Task brief ▸ Your task is to retype, word for word, the lines from the start of the data through the line holding "0.0045, 0.00199, 0.00089];". Do not include the pictures.

Data section ▸
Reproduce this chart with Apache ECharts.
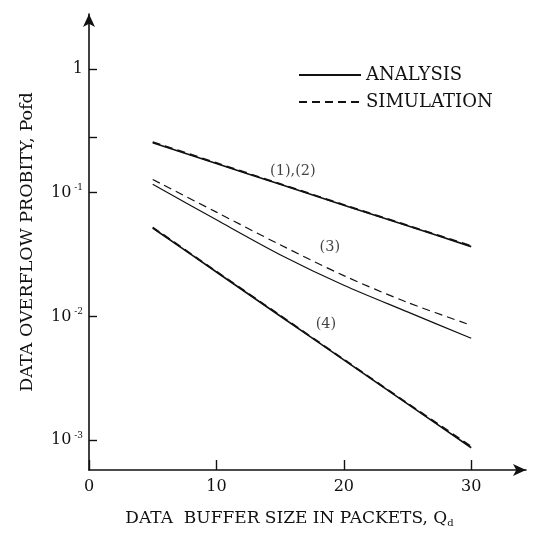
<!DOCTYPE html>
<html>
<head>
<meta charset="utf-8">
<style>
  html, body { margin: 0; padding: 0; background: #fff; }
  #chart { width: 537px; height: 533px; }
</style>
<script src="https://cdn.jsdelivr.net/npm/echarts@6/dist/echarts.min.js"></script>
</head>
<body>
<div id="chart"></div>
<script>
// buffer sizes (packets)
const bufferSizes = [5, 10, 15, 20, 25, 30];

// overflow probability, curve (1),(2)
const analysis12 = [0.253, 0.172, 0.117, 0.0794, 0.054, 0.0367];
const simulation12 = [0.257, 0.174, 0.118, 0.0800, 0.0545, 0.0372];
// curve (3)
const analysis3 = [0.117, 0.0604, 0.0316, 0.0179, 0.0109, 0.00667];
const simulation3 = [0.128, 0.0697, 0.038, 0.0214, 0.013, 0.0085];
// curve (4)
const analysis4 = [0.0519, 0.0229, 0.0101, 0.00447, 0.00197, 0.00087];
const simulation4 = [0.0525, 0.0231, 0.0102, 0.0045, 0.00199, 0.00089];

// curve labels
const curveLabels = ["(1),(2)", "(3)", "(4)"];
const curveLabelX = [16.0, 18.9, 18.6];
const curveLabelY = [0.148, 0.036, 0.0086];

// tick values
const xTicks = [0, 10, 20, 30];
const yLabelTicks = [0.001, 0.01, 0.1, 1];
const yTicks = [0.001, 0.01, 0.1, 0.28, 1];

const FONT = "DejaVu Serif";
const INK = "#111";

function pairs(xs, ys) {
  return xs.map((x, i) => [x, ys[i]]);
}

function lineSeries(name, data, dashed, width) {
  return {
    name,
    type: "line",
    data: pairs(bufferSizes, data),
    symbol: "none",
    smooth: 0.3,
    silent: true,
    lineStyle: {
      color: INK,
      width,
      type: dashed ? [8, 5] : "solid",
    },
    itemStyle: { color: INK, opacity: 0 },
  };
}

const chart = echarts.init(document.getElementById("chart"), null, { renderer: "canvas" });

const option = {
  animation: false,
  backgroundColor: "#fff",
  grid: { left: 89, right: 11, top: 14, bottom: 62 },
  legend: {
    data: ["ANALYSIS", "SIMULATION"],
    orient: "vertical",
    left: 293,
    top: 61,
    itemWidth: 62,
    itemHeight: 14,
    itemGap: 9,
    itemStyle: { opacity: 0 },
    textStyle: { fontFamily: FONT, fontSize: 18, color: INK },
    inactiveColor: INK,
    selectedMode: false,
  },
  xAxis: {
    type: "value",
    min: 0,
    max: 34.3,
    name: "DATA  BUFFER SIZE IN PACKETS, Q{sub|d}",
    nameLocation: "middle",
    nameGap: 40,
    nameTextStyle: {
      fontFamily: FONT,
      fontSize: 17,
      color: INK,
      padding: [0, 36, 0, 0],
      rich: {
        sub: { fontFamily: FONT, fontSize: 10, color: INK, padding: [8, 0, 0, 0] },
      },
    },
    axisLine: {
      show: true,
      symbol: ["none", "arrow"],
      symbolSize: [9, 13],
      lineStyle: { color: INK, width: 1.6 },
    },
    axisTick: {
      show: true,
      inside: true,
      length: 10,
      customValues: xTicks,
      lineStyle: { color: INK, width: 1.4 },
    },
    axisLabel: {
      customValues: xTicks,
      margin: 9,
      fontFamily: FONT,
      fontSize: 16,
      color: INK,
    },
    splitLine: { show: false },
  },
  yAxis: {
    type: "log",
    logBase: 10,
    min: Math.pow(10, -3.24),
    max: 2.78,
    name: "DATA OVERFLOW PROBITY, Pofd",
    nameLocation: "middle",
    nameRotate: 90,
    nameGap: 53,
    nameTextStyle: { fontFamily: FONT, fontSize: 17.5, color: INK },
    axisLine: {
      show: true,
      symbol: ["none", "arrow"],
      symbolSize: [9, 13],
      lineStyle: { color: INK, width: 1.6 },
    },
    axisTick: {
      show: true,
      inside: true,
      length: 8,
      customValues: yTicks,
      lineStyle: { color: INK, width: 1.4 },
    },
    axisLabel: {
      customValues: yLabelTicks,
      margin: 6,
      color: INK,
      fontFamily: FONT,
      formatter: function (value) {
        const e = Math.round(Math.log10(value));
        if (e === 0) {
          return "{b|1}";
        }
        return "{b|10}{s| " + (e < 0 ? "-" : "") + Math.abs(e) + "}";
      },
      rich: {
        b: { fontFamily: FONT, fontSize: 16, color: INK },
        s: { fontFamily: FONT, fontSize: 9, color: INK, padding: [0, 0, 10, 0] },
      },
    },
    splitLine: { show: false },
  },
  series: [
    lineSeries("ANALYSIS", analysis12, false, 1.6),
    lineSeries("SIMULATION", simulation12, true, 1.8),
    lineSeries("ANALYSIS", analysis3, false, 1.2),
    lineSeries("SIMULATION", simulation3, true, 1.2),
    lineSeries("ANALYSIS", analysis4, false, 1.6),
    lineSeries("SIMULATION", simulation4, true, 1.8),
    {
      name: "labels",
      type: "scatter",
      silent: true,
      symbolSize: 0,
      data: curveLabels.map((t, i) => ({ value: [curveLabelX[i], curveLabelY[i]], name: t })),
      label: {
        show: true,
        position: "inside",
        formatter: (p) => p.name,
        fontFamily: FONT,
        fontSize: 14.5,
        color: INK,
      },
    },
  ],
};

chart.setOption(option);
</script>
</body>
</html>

Exercise solution ▸
Reproduce this chart with Apache ECharts.
<!DOCTYPE html>
<html>
<head>
<meta charset="utf-8">
<style>
  html, body { margin: 0; padding: 0; background: #fff; }
  #chart { width: 537px; height: 533px; }
</style>
<script src="https://cdn.jsdelivr.net/npm/echarts@6/dist/echarts.min.js"></script>
</head>
<body>
<div id="chart"></div>
<script>
// buffer sizes (packets)
const bufferSizes = [5, 10, 15, 20, 25, 30];

// overflow probability, curve (1),(2)
const analysis12 = [0.253, 0.172, 0.117, 0.0794, 0.054, 0.0367];
const simulation12 = [0.257, 0.174, 0.118, 0.0800, 0.0545, 0.0372];
// curve (3)
const analysis3 = [0.117, 0.0604, 0.0316, 0.0179, 0.0109, 0.00667];
const simulation3 = [0.128, 0.0697, 0.038, 0.0214, 0.013, 0.0085];
// curve (4)
const analysis4 = [0.0519, 0.0229, 0.0101, 0.00447, 0.00197, 0.00087];
const simulation4 = [0.0525, 0.0231, 0.0102, 0.0045, 0.00199, 0.00089];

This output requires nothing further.